§ Data listing:
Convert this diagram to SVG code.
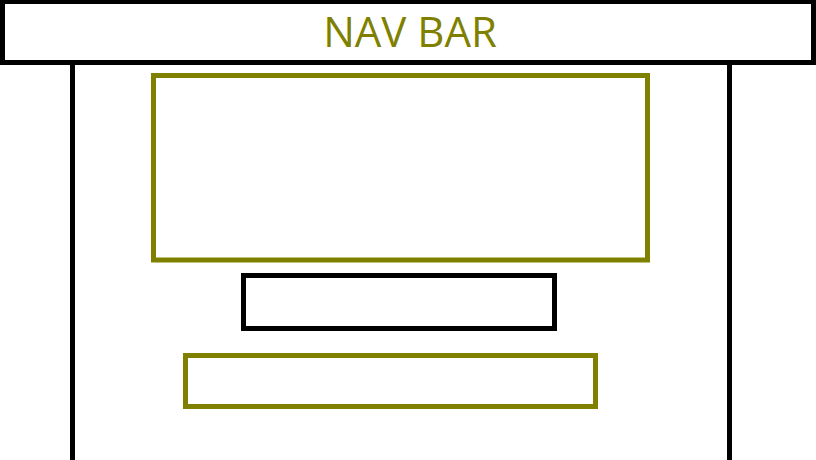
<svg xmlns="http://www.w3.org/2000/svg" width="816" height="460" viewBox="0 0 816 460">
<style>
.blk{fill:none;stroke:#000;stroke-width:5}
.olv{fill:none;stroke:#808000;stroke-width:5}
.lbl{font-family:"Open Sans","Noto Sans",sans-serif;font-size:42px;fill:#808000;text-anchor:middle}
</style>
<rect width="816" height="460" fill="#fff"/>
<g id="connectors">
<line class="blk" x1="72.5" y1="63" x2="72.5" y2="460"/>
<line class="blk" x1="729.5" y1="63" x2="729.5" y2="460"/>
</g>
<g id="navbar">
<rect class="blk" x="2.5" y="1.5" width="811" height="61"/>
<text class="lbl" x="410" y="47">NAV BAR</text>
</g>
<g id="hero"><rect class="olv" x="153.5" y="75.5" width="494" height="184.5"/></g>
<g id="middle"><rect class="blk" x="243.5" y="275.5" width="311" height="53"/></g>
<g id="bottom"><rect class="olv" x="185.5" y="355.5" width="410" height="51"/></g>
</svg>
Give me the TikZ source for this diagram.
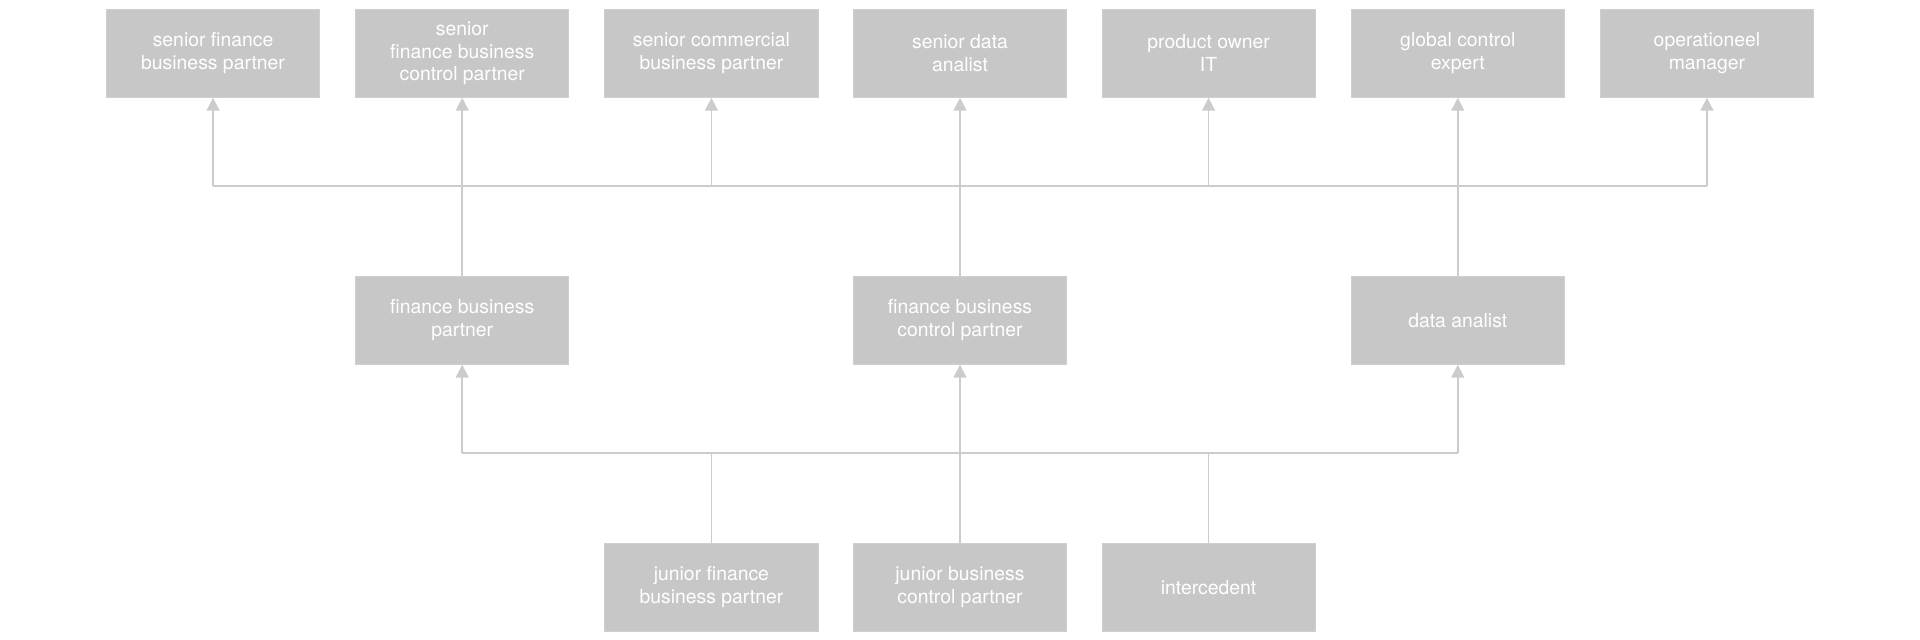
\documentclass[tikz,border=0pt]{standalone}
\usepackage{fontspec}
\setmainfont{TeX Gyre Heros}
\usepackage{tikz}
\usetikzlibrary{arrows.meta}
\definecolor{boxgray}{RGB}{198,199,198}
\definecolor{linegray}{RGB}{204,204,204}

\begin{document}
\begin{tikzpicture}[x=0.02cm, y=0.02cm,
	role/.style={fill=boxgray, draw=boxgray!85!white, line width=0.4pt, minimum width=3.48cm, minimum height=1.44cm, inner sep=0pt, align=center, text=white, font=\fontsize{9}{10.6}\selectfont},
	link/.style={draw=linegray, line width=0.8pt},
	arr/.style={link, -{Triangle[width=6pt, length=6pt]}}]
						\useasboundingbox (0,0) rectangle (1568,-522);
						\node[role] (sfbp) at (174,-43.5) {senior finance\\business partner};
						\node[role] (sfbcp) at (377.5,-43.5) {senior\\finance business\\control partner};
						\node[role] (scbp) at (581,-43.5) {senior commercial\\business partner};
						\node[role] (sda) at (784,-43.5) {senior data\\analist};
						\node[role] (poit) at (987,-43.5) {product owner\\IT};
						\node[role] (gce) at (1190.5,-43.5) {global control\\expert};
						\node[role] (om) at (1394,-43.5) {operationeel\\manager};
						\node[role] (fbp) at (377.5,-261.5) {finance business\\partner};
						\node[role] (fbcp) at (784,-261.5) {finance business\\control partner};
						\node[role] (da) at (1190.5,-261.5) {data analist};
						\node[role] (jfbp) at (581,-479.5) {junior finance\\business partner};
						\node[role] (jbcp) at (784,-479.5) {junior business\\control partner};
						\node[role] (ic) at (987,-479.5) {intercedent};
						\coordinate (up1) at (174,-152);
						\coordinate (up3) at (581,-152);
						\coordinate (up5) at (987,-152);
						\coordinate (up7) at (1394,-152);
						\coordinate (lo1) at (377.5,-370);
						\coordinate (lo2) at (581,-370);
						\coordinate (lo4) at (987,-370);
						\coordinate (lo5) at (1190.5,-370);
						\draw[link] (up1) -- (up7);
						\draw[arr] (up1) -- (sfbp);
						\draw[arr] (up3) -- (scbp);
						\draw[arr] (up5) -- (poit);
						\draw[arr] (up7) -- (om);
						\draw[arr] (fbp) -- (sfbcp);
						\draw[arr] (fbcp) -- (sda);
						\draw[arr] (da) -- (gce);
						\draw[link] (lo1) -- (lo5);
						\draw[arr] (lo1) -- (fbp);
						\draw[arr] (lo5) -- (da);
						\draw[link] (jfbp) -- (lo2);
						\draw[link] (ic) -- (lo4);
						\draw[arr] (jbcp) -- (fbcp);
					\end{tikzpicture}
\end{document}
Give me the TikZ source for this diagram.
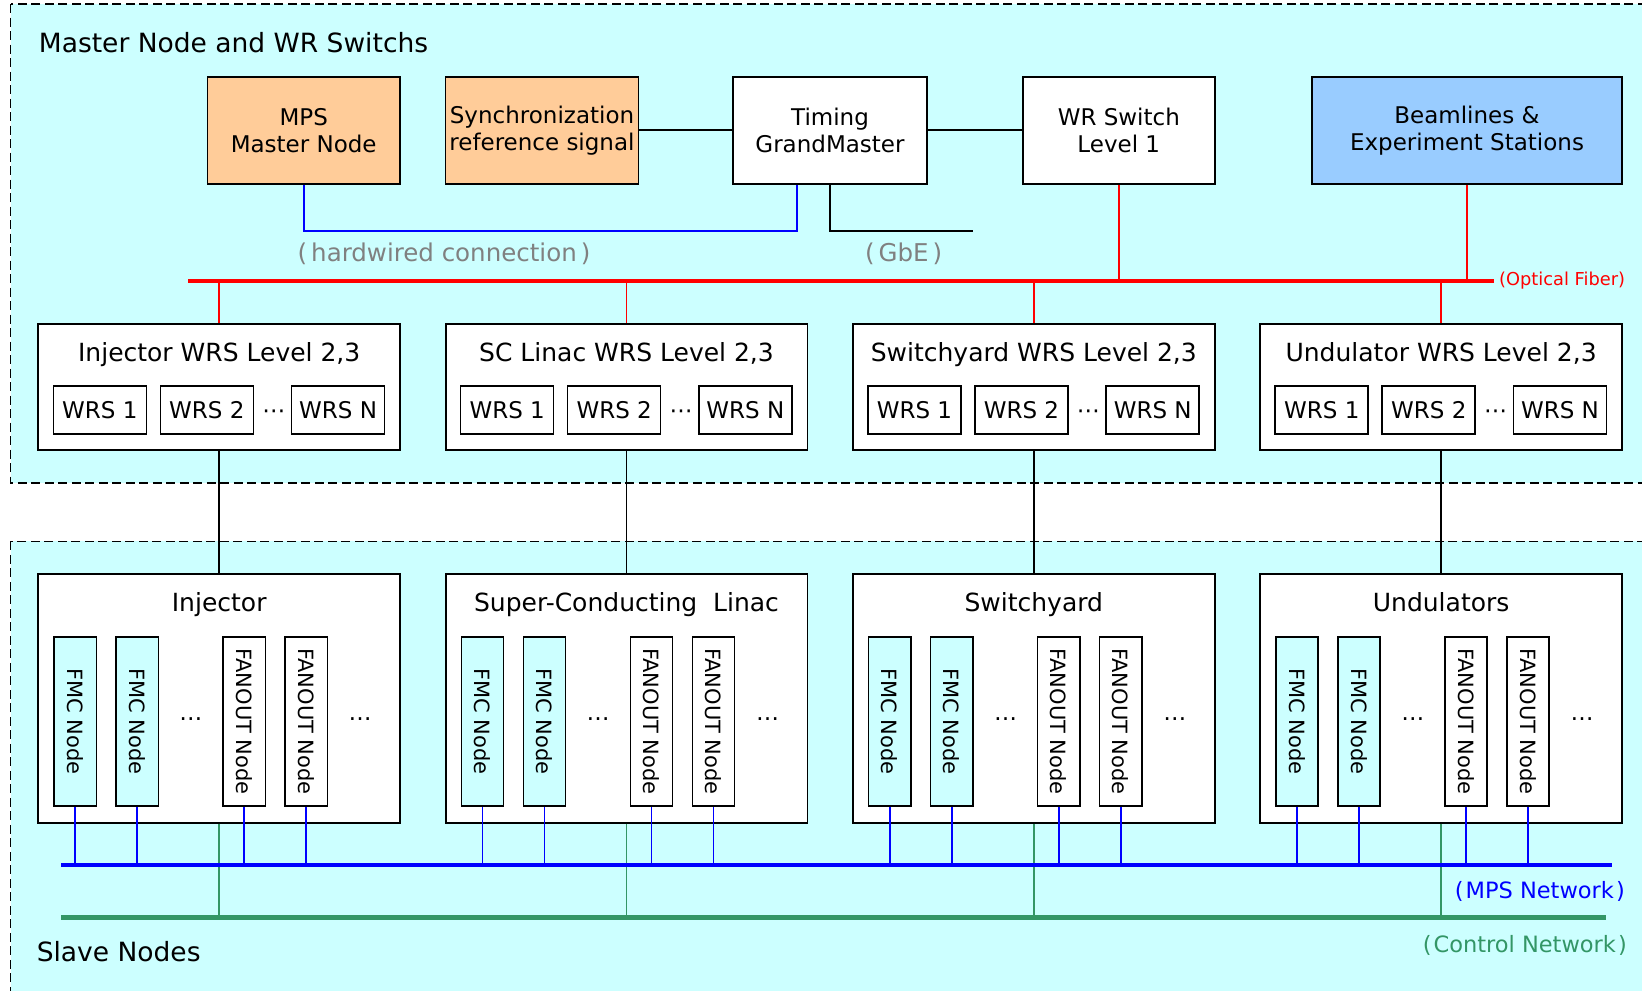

§ SHORT EXERCISE:
Transcribe the full listing above exactly, with the images removed.

§ FINISHED EXERCISE:
Convert this diagram to SVG code.
<svg xmlns="http://www.w3.org/2000/svg" width="816" height="460" viewBox="0 0 816 460">
<style>
.blk{fill:none;stroke:#000;stroke-width:5}
.olv{fill:none;stroke:#808000;stroke-width:5}
.lbl{font-family:"Open Sans","Noto Sans",sans-serif;font-size:42px;fill:#808000;text-anchor:middle}
</style>
<rect width="816" height="460" fill="#fff"/>
<g id="connectors">
<line class="blk" x1="72.5" y1="63" x2="72.5" y2="460"/>
<line class="blk" x1="729.5" y1="63" x2="729.5" y2="460"/>
</g>
<g id="navbar">
<rect class="blk" x="2.5" y="1.5" width="811" height="61"/>
<text class="lbl" x="410" y="47">NAV BAR</text>
</g>
<g id="hero"><rect class="olv" x="153.5" y="75.5" width="494" height="184.5"/></g>
<g id="middle"><rect class="blk" x="243.5" y="275.5" width="311" height="53"/></g>
<g id="bottom"><rect class="olv" x="185.5" y="355.5" width="410" height="51"/></g>
</svg>
Give me the TikZ source for this diagram.
\documentclass[tikz,border=0pt]{standalone}
\usepackage{fontspec}
\setmainfont{TeX Gyre Heros}
\usepackage{tikz}
\usetikzlibrary{arrows.meta}
\definecolor{boxgray}{RGB}{198,199,198}
\definecolor{linegray}{RGB}{204,204,204}

\begin{document}
\begin{tikzpicture}[x=0.02cm, y=0.02cm,
	role/.style={fill=boxgray, draw=boxgray!85!white, line width=0.4pt, minimum width=3.48cm, minimum height=1.44cm, inner sep=0pt, align=center, text=white, font=\fontsize{9}{10.6}\selectfont},
	link/.style={draw=linegray, line width=0.8pt},
	arr/.style={link, -{Triangle[width=6pt, length=6pt]}}]
						\useasboundingbox (0,0) rectangle (1568,-522);
						\node[role] (sfbp) at (174,-43.5) {senior finance\\business partner};
						\node[role] (sfbcp) at (377.5,-43.5) {senior\\finance business\\control partner};
						\node[role] (scbp) at (581,-43.5) {senior commercial\\business partner};
						\node[role] (sda) at (784,-43.5) {senior data\\analist};
						\node[role] (poit) at (987,-43.5) {product owner\\IT};
						\node[role] (gce) at (1190.5,-43.5) {global control\\expert};
						\node[role] (om) at (1394,-43.5) {operationeel\\manager};
						\node[role] (fbp) at (377.5,-261.5) {finance business\\partner};
						\node[role] (fbcp) at (784,-261.5) {finance business\\control partner};
						\node[role] (da) at (1190.5,-261.5) {data analist};
						\node[role] (jfbp) at (581,-479.5) {junior finance\\business partner};
						\node[role] (jbcp) at (784,-479.5) {junior business\\control partner};
						\node[role] (ic) at (987,-479.5) {intercedent};
						\coordinate (up1) at (174,-152);
						\coordinate (up3) at (581,-152);
						\coordinate (up5) at (987,-152);
						\coordinate (up7) at (1394,-152);
						\coordinate (lo1) at (377.5,-370);
						\coordinate (lo2) at (581,-370);
						\coordinate (lo4) at (987,-370);
						\coordinate (lo5) at (1190.5,-370);
						\draw[link] (up1) -- (up7);
						\draw[arr] (up1) -- (sfbp);
						\draw[arr] (up3) -- (scbp);
						\draw[arr] (up5) -- (poit);
						\draw[arr] (up7) -- (om);
						\draw[arr] (fbp) -- (sfbcp);
						\draw[arr] (fbcp) -- (sda);
						\draw[arr] (da) -- (gce);
						\draw[link] (lo1) -- (lo5);
						\draw[arr] (lo1) -- (fbp);
						\draw[arr] (lo5) -- (da);
						\draw[link] (jfbp) -- (lo2);
						\draw[link] (ic) -- (lo4);
						\draw[arr] (jbcp) -- (fbcp);
					\end{tikzpicture}
\end{document}
Give me the TikZ source for this diagram.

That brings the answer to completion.